INSTRUCTION – All lines from the beginning of the listing through the line with "const yTicks = [55, 57, 59, 61, 63, 65, 67, 69];" are to be copied word for word; the pictures are not.

>>>

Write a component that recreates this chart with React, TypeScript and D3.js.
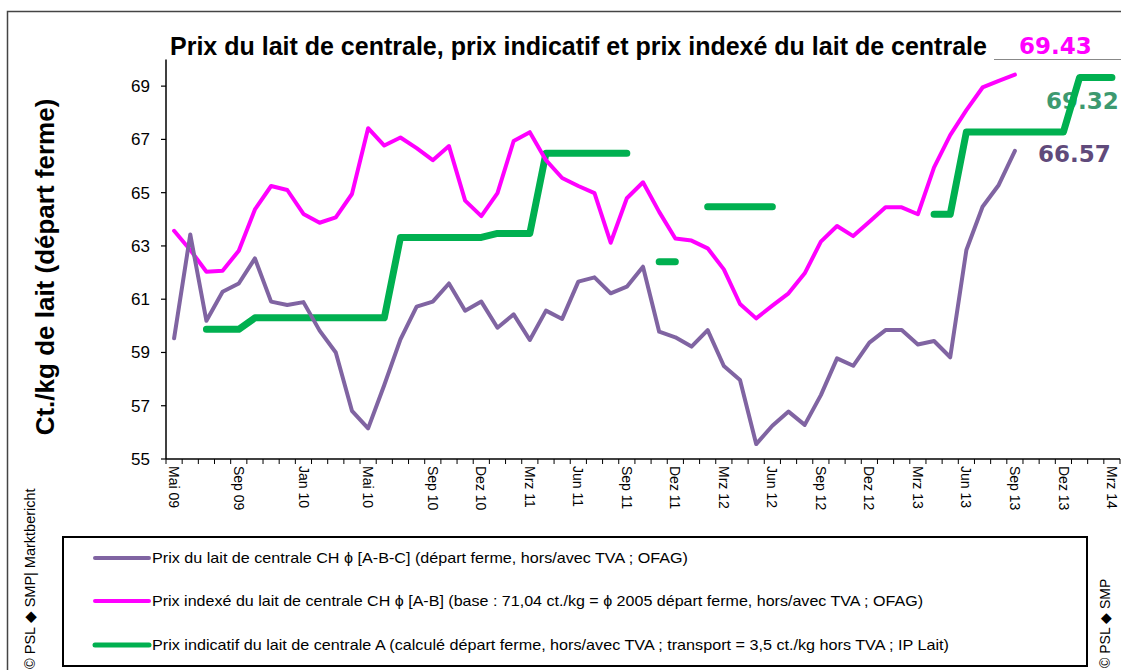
import * as d3 from "d3";
import { useEffect, useRef } from "react";

// categories (one per month)
const months = [
  "Mai 09", "Jun 09", "Jul 09", "Aug 09", "Sep 09", "Okt 09", "Nov 09", "Dez 09",
  "Jan 10", "Feb 10", "Mrz 10", "Apr 10", "Mai 10", "Jun 10", "Jul 10", "Aug 10", "Sep 10", "Okt 10", "Nov 10", "Dez 10",
  "Jan 11", "Feb 11", "Mrz 11", "Apr 11", "Mai 11", "Jun 11", "Jul 11", "Aug 11", "Sep 11", "Okt 11", "Nov 11", "Dez 11",
  "Jan 12", "Feb 12", "Mrz 12", "Apr 12", "Mai 12", "Jun 12", "Jul 12", "Aug 12", "Sep 12", "Okt 12", "Nov 12", "Dez 12",
  "Jan 13", "Feb 13", "Mrz 13", "Apr 13", "Mai 13", "Jun 13", "Jul 13", "Aug 13", "Sep 13", "Okt 13", "Nov 13", "Dez 13",
  "Jan 14", "Feb 14", "Mrz 14",
];

const tickLabels = [
  "Mai 09", "Sep 09", "Jan 10", "Mai 10", "Sep 10", "Dez 10", "Mrz 11", "Jun 11", "Sep 11", "Dez 11",
  "Mrz 12", "Jun 12", "Sep 12", "Dez 12", "Mrz 13", "Jun 13", "Sep 13", "Dez 13", "Mrz 14",
];

const yTicks = [55, 57, 59, 61, 63, 65, 67, 69];

// Prix du lait de centrale CH [A-B-C]
const prixCentrale = [
  59.53, 63.43, 60.19, 61.28, 61.59, 62.53, 60.91, 60.78,
  60.89, 59.82, 59.0, 56.81, 56.15, 57.78, 59.49, 60.72, 60.91, 61.59, 60.57, 60.91,
  59.93, 60.43, 59.47, 60.57, 60.26, 61.66, 61.82, 61.22, 61.47, 62.22, 59.78, 59.57,
  59.22, 59.84, 58.49, 57.97, 55.56, 56.25, 56.78, 56.28, 57.4, 58.78, 58.5, 59.37,
  59.84, 59.84, 59.3, 59.43, 58.82, 62.85, 64.47, 65.29, 66.57,
];

// Prix indexé du lait de centrale CH [A-B]
const prixIndexe = [
  63.57, 62.85, 62.03, 62.07, 62.82, 64.37, 65.25, 65.1,
  64.2, 63.87, 64.07, 64.95, 67.42, 66.77, 67.07, 66.67, 66.22, 66.75, 64.7, 64.12,
  64.98, 66.94, 67.27, 66.22, 65.55, 65.25, 64.98, 63.12, 64.79, 65.39, 64.28, 63.28,
  63.2, 62.91, 62.12, 60.82, 60.28, 60.76, 61.22, 61.97, 63.16, 63.75, 63.37, 63.91,
  64.45, 64.45, 64.19, 65.95, 67.16, 68.1, 68.95, 69.2, 69.43,
];

// Prix indicatif du lait de centrale A (null = pas de valeur)
const prixIndicatif: (number | null)[] = [
  null, null, 59.87, 59.87, 59.87, 60.3, 60.3, 60.3,
  60.3, 60.3, 60.3, 60.3, 60.3, 60.3, 63.32, 63.32, 63.32, 63.32, 63.32, 63.32,
  63.47, 63.47, 63.47, 66.48, 66.48, 66.48, 66.48, 66.48, 66.48, null, 62.41, 62.41,
  null, 64.47, 64.47, 64.47, 64.47, 64.47, null, null, null, null, null, null,
  null, null, null, 64.19, 64.19, 67.28, 67.28, 67.28, 67.28, 67.28, 67.28, 67.28,
  69.32, 69.32, 69.32,
];

const legendItems = [
  { text: "Prix du lait de centrale CH ϕ [A-B-C] (départ ferme, hors/avec TVA ; OFAG)", color: "#8064A2", w: 4, len: 536 },
  { text: "Prix indexé du lait de centrale CH ϕ [A-B] (base : 71,04 ct./kg = ϕ 2005 départ ferme, hors/avec TVA ; OFAG)", color: "#FF00FF", w: 4, len: 771 },
  { text: "Prix indicatif du lait de centrale A (calculé départ ferme, hors/avec TVA ; transport = 3,5 ct./kg hors TVA ; IP Lait)", color: "#00B050", w: 5, len: 797 },
];

const ARIAL = "'Liberation Sans', Arial, sans-serif";
const VERDANA = "'DejaVu Sans', Verdana, sans-serif";

export default function App() {
  const ref = useRef<SVGSVGElement | null>(null);

  useEffect(() => {
    if (!ref.current) return;
    const svg = d3.select(ref.current);
    svg.selectAll("*").remove();

    const left = 166;
    const right = 1120;
    const top = 59.5;
    const bottom = 459;

    const x = d3.scaleBand<string>().domain(months).range([left, right]);
    const bw = x.bandwidth();
    const cx = (m: string) => (x(m) as number) + bw / 2;
    const y = d3.scaleLinear().domain([55, 70]).range([bottom, top]);

    // outer frame
    svg.append("rect")
      .attr("x", 7.5).attr("y", 11.5)
      .attr("width", 1300).attr("height", 800)
      .attr("fill", "none").attr("stroke", "#444").attr("stroke-width", 1.5);

    // title
    svg.append("text")
      .attr("x", 170).attr("y", 55)
      .attr("font-family", ARIAL).attr("font-weight", "bold").attr("font-size", 25)
      .text("Prix du lait de centrale, prix indicatif et prix indexé du lait de centrale");

    svg.append("line")
      .attr("x1", 994).attr("x2", 1121).attr("y1", 59.5).attr("y2", 59.5)
      .attr("stroke", "#888").attr("stroke-width", 1);

    // y axis
    const gy = svg.append("g");
    gy.append("line")
      .attr("x1", left).attr("x2", left).attr("y1", top).attr("y2", bottom)
      .attr("stroke", "#000").attr("stroke-width", 1.5);
    gy.selectAll("line.tick").data(yTicks).join("line")
      .attr("class", "tick")
      .attr("x1", left - 5).attr("x2", left)
      .attr("y1", (d) => y(d)).attr("y2", (d) => y(d))
      .attr("stroke", "#000").attr("stroke-width", 1.2);
    gy.selectAll("text").data(yTicks).join("text")
      .attr("x", 150).attr("y", (d) => y(d) + 6)
      .attr("text-anchor", "end")
      .attr("font-family", ARIAL).attr("font-size", 17)
      .text((d) => d);

    svg.append("text")
      .attr("transform", "translate(54,267) rotate(-90)")
      .attr("text-anchor", "middle")
      .attr("font-family", ARIAL).attr("font-weight", "bold").attr("font-size", 26)
      .text("Ct./kg de lait (départ ferme)");

    // x axis
    const gx = svg.append("g");
    gx.append("line")
      .attr("x1", left).attr("x2", right).attr("y1", bottom).attr("y2", bottom)
      .attr("stroke", "#000").attr("stroke-width", 1.5);
    const bounds = months.map((m) => x(m) as number).concat([right]);
    gx.selectAll("line.tick").data(bounds).join("line")
      .attr("class", "tick")
      .attr("x1", (d) => d).attr("x2", (d) => d)
      .attr("y1", bottom).attr("y2", bottom + 5)
      .attr("stroke", "#000").attr("stroke-width", 1);
    gx.selectAll("text").data(tickLabels).join("text")
      .attr("transform", (d) => `translate(${cx(d)},466) rotate(90)`)
      .attr("dy", "0.35em")
      .attr("font-family", ARIAL).attr("font-size", 14)
      .text((d) => d);

    // end labels
    const labels = [
      { t: "69.43", x: 1019, y: 54, c: "#FF00FF" },
      { t: "69.32", x: 1046, y: 109, c: "#3D9970" },
      { t: "66.57", x: 1038, y: 162, c: "#604A7B" },
    ];
    svg.selectAll("text.end").data(labels).join("text")
      .attr("class", "end")
      .attr("x", (d) => d.x).attr("y", (d) => d.y)
      .attr("font-family", VERDANA).attr("font-weight", "bold").attr("font-size", 23)
      .attr("fill", (d) => d.c)
      .text((d) => d.t);

    // lines
    const line = d3.line<number | null>()
      .defined((d) => d != null)
      .x((_d, i) => cx(months[i]))
      .y((d) => y(d as number));

    svg.append("path").datum(prixIndicatif)
      .attr("d", line)
      .attr("fill", "none").attr("stroke", "#00B050").attr("stroke-width", 7)
      .attr("stroke-linejoin", "round").attr("stroke-linecap", "round");
    svg.append("path").datum(prixIndexe)
      .attr("d", line)
      .attr("fill", "none").attr("stroke", "#FF00FF").attr("stroke-width", 4)
      .attr("stroke-linejoin", "round").attr("stroke-linecap", "round");
    svg.append("path").datum(prixCentrale)
      .attr("d", line)
      .attr("fill", "none").attr("stroke", "#8064A2").attr("stroke-width", 4)
      .attr("stroke-linejoin", "round").attr("stroke-linecap", "round");

    // legend
    const lg = svg.append("g");
    lg.append("rect")
      .attr("x", 63).attr("y", 537).attr("width", 1024).attr("height", 129)
      .attr("fill", "none").attr("stroke", "#000").attr("stroke-width", 2);
    const items = lg.selectAll("g").data(legendItems).join("g")
      .attr("transform", (_d, i) => `translate(0,${[558, 601, 645][i]})`);
    items.append("line")
      .attr("x1", 95).attr("x2", 149).attr("y1", 0).attr("y2", 0)
      .attr("stroke", (d) => d.color).attr("stroke-width", (d) => d.w)
      .attr("stroke-linecap", "round");
    items.append("text")
      .attr("x", 152).attr("y", 5)
      .attr("font-family", ARIAL).attr("font-size", 15)
      .attr("textLength", (d) => d.len).attr("lengthAdjust", "spacingAndGlyphs")
      .text((d) => d.text);

    // credits
    svg.append("text")
      .attr("transform", "translate(35,669) rotate(-90)")
      .attr("font-family", ARIAL).attr("font-size", 14.5)
      .text("© PSL ◆ SMP| Marktbericht");
    svg.append("text")
      .attr("transform", "translate(1110,668) rotate(-90)")
      .attr("font-family", ARIAL).attr("font-size", 14)
      .text("© PSL ◆ SMP");
  }, []);

  return (
    <svg
      ref={ref}
      width={1121}
      height={670}
      style={{ position: "absolute", left: 0, top: 0, background: "#fff" }}
    />
  );
}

<<<

OUTPUT FOR THIS EXERCISE –
Write a component that recreates this chart with React, TypeScript and D3.js.
import * as d3 from "d3";
import { useEffect, useRef } from "react";

// categories (one per month)
const months = [
  "Mai 09", "Jun 09", "Jul 09", "Aug 09", "Sep 09", "Okt 09", "Nov 09", "Dez 09",
  "Jan 10", "Feb 10", "Mrz 10", "Apr 10", "Mai 10", "Jun 10", "Jul 10", "Aug 10", "Sep 10", "Okt 10", "Nov 10", "Dez 10",
  "Jan 11", "Feb 11", "Mrz 11", "Apr 11", "Mai 11", "Jun 11", "Jul 11", "Aug 11", "Sep 11", "Okt 11", "Nov 11", "Dez 11",
  "Jan 12", "Feb 12", "Mrz 12", "Apr 12", "Mai 12", "Jun 12", "Jul 12", "Aug 12", "Sep 12", "Okt 12", "Nov 12", "Dez 12",
  "Jan 13", "Feb 13", "Mrz 13", "Apr 13", "Mai 13", "Jun 13", "Jul 13", "Aug 13", "Sep 13", "Okt 13", "Nov 13", "Dez 13",
  "Jan 14", "Feb 14", "Mrz 14",
];

const tickLabels = [
  "Mai 09", "Sep 09", "Jan 10", "Mai 10", "Sep 10", "Dez 10", "Mrz 11", "Jun 11", "Sep 11", "Dez 11",
  "Mrz 12", "Jun 12", "Sep 12", "Dez 12", "Mrz 13", "Jun 13", "Sep 13", "Dez 13", "Mrz 14",
];

const yTicks = [55, 57, 59, 61, 63, 65, 67, 69];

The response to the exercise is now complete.